Moins de quinze jours après l’investiture d’Oligui Nguema, élu le 13 avril avec plus de 90 % des voix, l’exfiltration des Bongo pourrait-elle entamer sa popularité ? Elle tient essentiellement à ce coup d’Etat qui a mis un terme aux seize années de règne d’Ali Bongo, jugé encore plus sévèrement que son père Omar, resté au pouvoir pendant plus de quarante ans. «C’est le début d’une rupture de confiance», s’est lamenté en ligne un député qui avait pourtant soutenu les dix-huit mois de transition imposés par le nouveau maître du pays avant son élection triomphale.

Ali, Sylvia et Noureddin, n’ont pas connu le même sort au lendemain du coup d’Etat, orchestré par celui qui était jusqu’alors le chef de la garde républicaine. Oligui Nguema avait assigné à résidence le président déchu, qui se trouve être aussi son cousin. En revanche Sylvia, une Française qui a grandi au Gabon, et Noureddin, âgé de 31 ans au moment du putsch, avaient été rapidement incarcérés, puis inculpés au cours d’une procédure judiciaire qui se voulait exemplaire.

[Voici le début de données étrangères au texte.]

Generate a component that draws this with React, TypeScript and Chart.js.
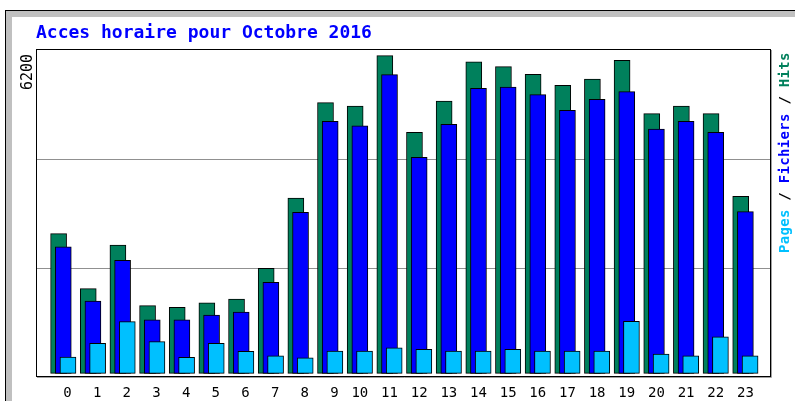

Accusée de «blanchiment de capitaux», de «recel» et de «faux et usage de faux», elle payait ainsi le prix de son influence grandissante sur son époux, fortement diminué par un AVC depuis 2018. Souvent jugée arrogante et dépensière, on lui prêtait également le projet d’installer son fils Noureddin à la tête du pays. Ce dauphin présumé était conseiller de son père quand il a été arrêté fin août 2023, avec plusieurs membres de sa garde rapprochée, cette «young team», souvent considérée comme décadente et prédatrice par les Gabonais. Le fils sera pour sa part inculpé pour «corruption» et «détournements de fonds publics». Sous l’œil des caméras, des valises entières de billets avaient été retrouvées chez lui le jour de son arrestation.

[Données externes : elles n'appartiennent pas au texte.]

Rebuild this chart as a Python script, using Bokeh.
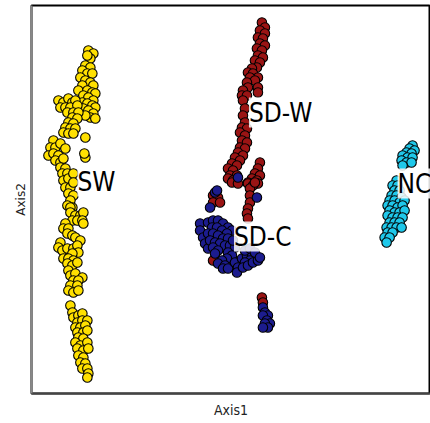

«Le procès n’aura jamais lieu»

Les conditions très dures de leur détention, et même les soupçons de torture pour leur extorquer leurs biens, du Gabon à Dubaï, en passant par Londres ou Marrakech, ont été souvent évoqués par les avocats de la mère et du fils. Sans réellement émouvoir les Gabonais. «Et eux ? N’ont-ils pas jeté tant de gens en prison dans des conditions tout aussi atroces ? Leur sort ne m’intéresse pas», avait tranché un Gabonais, contacté à la veille de l’élection d’Oligui Nguema en avril. Le nouveau président ne semblait guère plus enclin à ménager la femme et le fils de son cousin, promettant régulièrement la rupture avec les années Bongo, et la tenue de ce procès, symbole de la fin de l’impunité.

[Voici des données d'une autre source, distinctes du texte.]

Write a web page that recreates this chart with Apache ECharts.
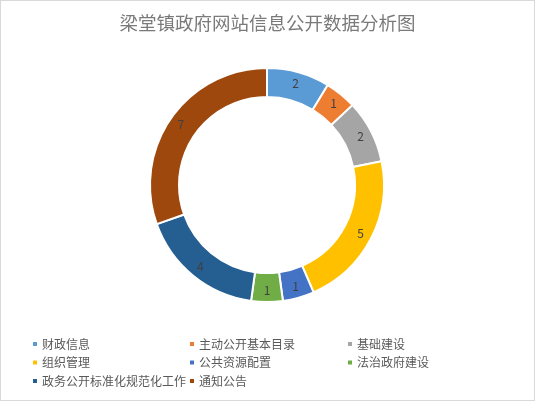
<!DOCTYPE html>
<html><head><meta charset="utf-8">
<script src="https://cdn.jsdelivr.net/npm/echarts@6/dist/echarts.min.js"></script>
<style>html,body{margin:0;padding:0;background:#fff}#c{width:535px;height:401px;box-sizing:border-box;border:1px solid #d9d9d9}</style>
</head><body><div id="c"></div>
<script>
const titleText = '梁堂镇政府网站信息公开数据分析图';
const categories = ['财政信息','主动公开基本目录','基础建设','组织管理','公共资源配置','法治政府建设','政务公开标准化规范化工作','通知公告'];
const values = [2,1,2,5,1,1,4,7];
const colors = ['#5B9BD5','#ED7D31','#A5A5A5','#FFC000','#4472C4','#70AD47','#255E91','#9E480E'];
const legendCol1 = ['财政信息','组织管理','政务公开标准化规范化工作'];
const legendCol2 = ['主动公开基本目录','公共资源配置','通知公告'];
const legendCol3 = ['基础建设','法治政府建设'];

const font = '"Noto Sans CJK SC", "Microsoft YaHei", sans-serif';
const chart = echarts.init(document.getElementById('c'));
function mkLegend(data, left){
  return {
    data: data, orient:'vertical', left: left, top: 336,
    icon:'rect', itemWidth:6, itemHeight:6, itemGap:4.5,
    textStyle:{fontSize:12, color:'#595959', fontFamily:font, lineHeight:14, padding:[0,0,0,-1]},
    padding:0
  };
}
chart.setOption({
  animation:false,
  color: colors,
  title:{text:titleText, left:'center', top:8,
    textStyle:{fontSize:18.5, fontWeight:'normal', color:'#7a7a7a', fontFamily:font}},
  legend:[mkLegend(legendCol1,30), mkLegend(legendCol2,187), mkLegend(legendCol3,345)],
  series:[{
    type:'pie', center:[266,184], radius:[88,117], startAngle:90, clockwise:true,
    itemStyle:{borderColor:'#fff', borderWidth:2},
    label:{show:true, position:'inside', formatter:'{c}', fontSize:12, color:'#404040', fontFamily:font},
    labelLine:{show:false},
    emphasis:{disabled:true},
    data: categories.map((n,i)=>({name:n, value:values[i]}))
  }]
});
</script></body></html>
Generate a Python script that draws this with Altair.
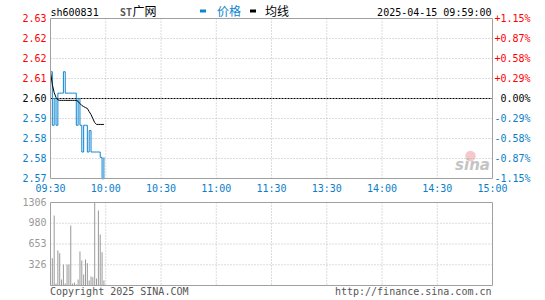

Sauf que ce procès exemplaire risquait de provoquer un déballage potentiellement gênant. Et notamment pour le tombeur d’Ali, qui vient lui aussi du sérail. Longtemps protégé par Omar Bongo, dont il fut l’aide de camp, avant de servir le fils Ali, malgré quelques années de disgrâce. «Je n’ai pas dirigé ce pays tout seul», avait d’ailleurs maintes fois rappelé Ali Bongo après son assignation à résidence, suggérant ainsi l’effet boomerang qui risquait d’éclabousser ses accusateurs. «Le procès n’aura jamais lieu car ils ont trop peur de ce que Sylvia peut lâcher devant la cour», prédisait déjà début mai l’écrivain gabonais Janis Otsiemi.

Tout s’est finalement accéléré après l’installation du nouveau président au pouvoir. Dimanche, on apprenait d’abord que Sylvia et Noureddin étaient sortis de prison. Placés en résidence surveillée dans leur propre maison du quartier chic de La Sablière où se trouvait déjà Ali. Mardi, le président angolais effectuait une visite très opportune à Libreville ; et trois jours plus tard, il accueillait à Luanda la famille Bongo. Reste à savoir qui rendra des comptes pour les années d’arbitraire, les fonds détournés, l’attaque sanglante du QG de l’opposition en 2016… Vendredi, à Libreville, ces questions restaient toujours sans réponse.